Nach den Urteilsannahmen gab es vorliegend für die Polizei objektive Anhaltspunkte, dass das Inverkehrbringen von gefälschtem Geld geplant war (US 6). Der Erstkontakt zwischen dem verdeckten Ermittler und Cvetan Sh***** wurde durch den Mitangeklagten S***** hergestellt, der dem Beamten selbst als „der Bulgare, der sich mit Falschgeld beschäftigt“, vorgestellt worden war (US 7 f). Sh***** wurde daraufhin selbst aktiv und kontaktierte einen ihm bekannten Hintermann, der dann die Verbindung zu den Fälschern in Bulgarien herstellte (US 8, 11). In der Folge kam es zu einer Übergabe von zwei Stück gefälschter 500 Euro Banknoten, die als Muster gedacht waren. Anlässlich dieser und einer weiteren Übergabe von 40 Stück gefälschter 500 Euro Banknoten führte Sh***** eigenständig Verhandlungsgespräche über die Konditionen weiterer Falschgeldübergaben (US 9 f). Vor dem Hintergrund dieser quasi „laufenden Geschäftsbeziehung“, die zu weiteren, bereits angesprochenen Transaktionen führen sollte, kann in der vom Erstgericht für relevant erachteten (SMS-)Anfrage des verdeckten Ermittlers, ob eine weitere Falschgeldlieferung möglich sei, somit im Abrufen einer bereits angebotenen und verhandelten Leistung, kein Verleiten zur Begehung einer Straftat iSd § 5 Abs 3 StPO erblickt werden. Einer Auseinandersetzung mit der Frage allfälliger Rechtsfolgen unzulässiger Tatprovokation bedurfte es daher nicht (vgl dazu RIS Justiz RS0119618, RS0116456; EGMR 23. 10. 2014, 54.648/09, Furcht / Deutschland ).
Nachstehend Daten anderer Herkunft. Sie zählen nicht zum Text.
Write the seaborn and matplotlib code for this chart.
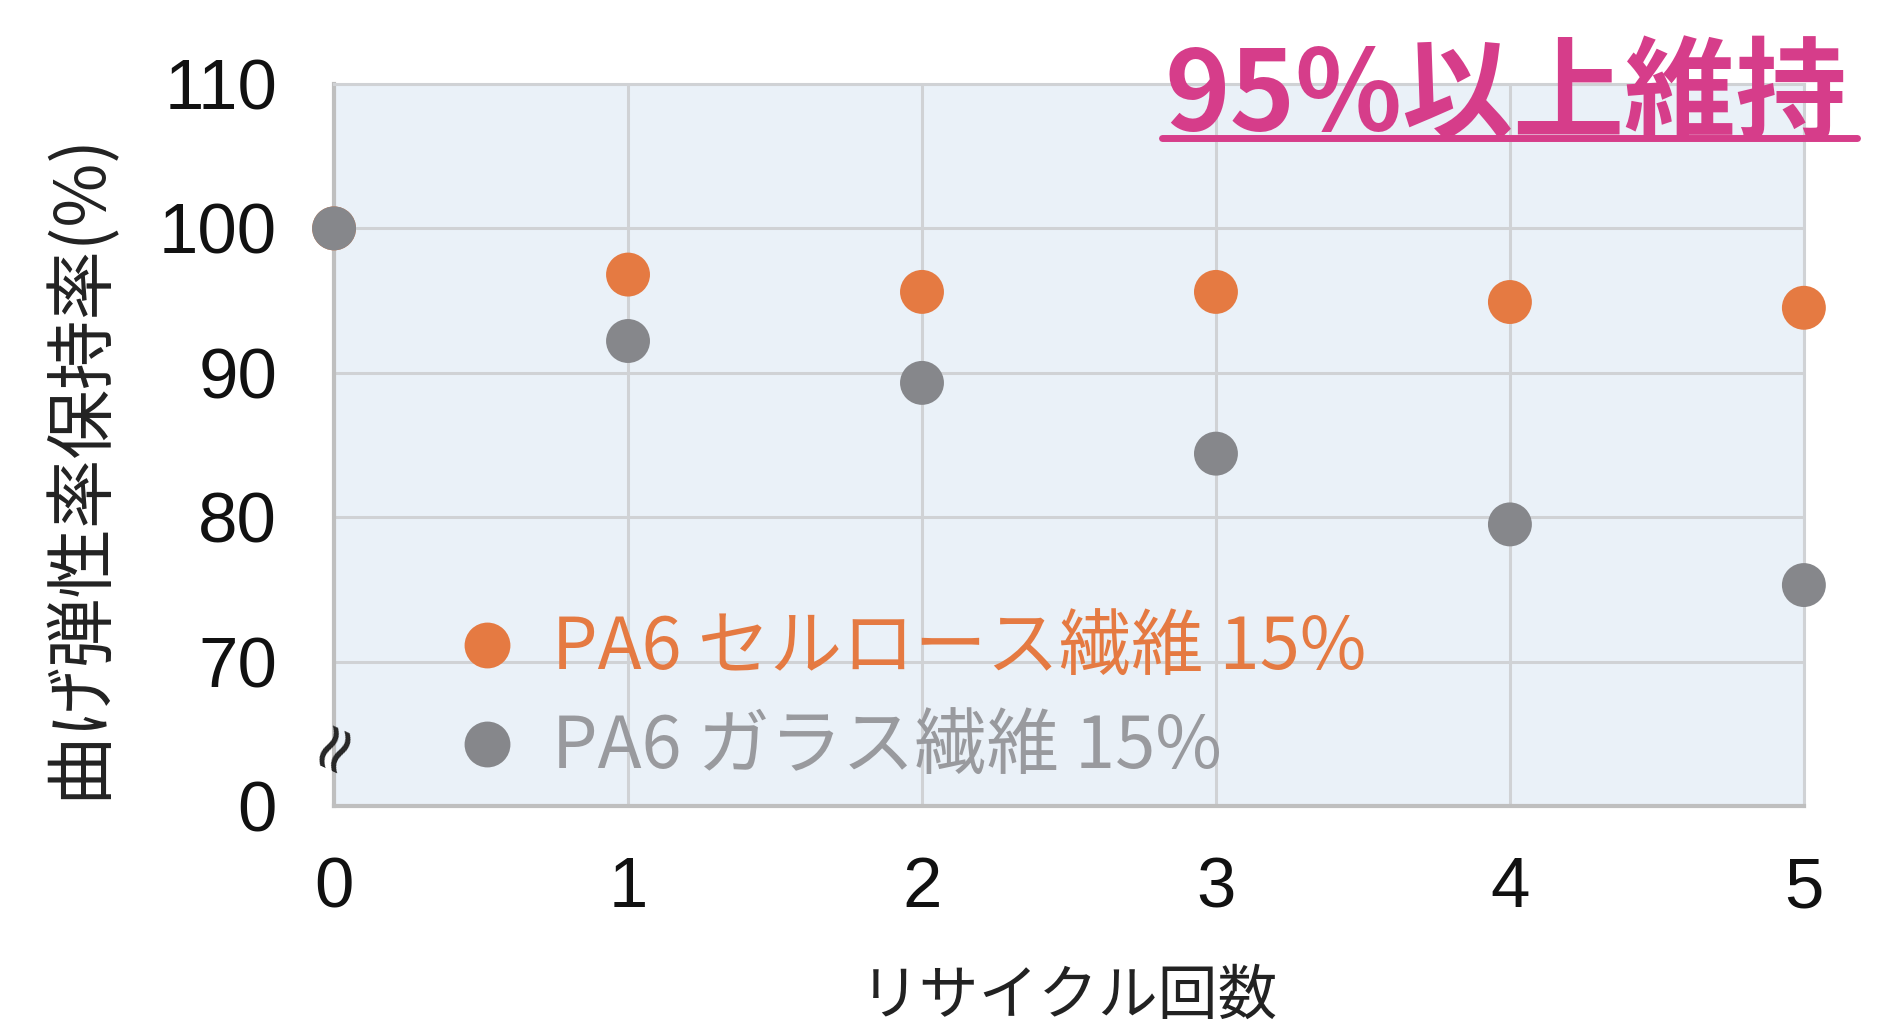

Anzumerken bleibt weiters, dass es sich bei der zu 3./ verurteilten Übernahme der Falsifikate durch S*****, die nach den Urteilsannahmen US 10 in Bulgarien erfolgte, um die Auslandstat eines Ausländers handelt, auf die sich § 64 Abs 1 Z 4 StGB nicht bezieht. Da es sich aber bei § 233 Abs 1 Z 1 StGB um ein kumulatives Mischdelikt handelt ( Schroll in WK² StGB § 233 Rz 11) und dieses durch die Angeklagten jeweils in den Begehungsformen der Einfuhr (erster Fall) und der Beförderung (dritter Fall) jedenfalls verwirklicht wurde, ist mit dem sich auch auf die Übernahme (vierter Fall) bezogene Schuldspruch infolge der rechtlich verfehlten Verurteilung (bloß) wegen eines Verbrechens der Weitergabe und des Besitzes nachgemachten oder verfälschten Geldes nach § 233 Abs 1 Z 1 und Abs 2 StGB ein konkreter Nachteil für den Angeklagten nicht verbunden (§ 290 Abs 1 zweiter Satz StPO).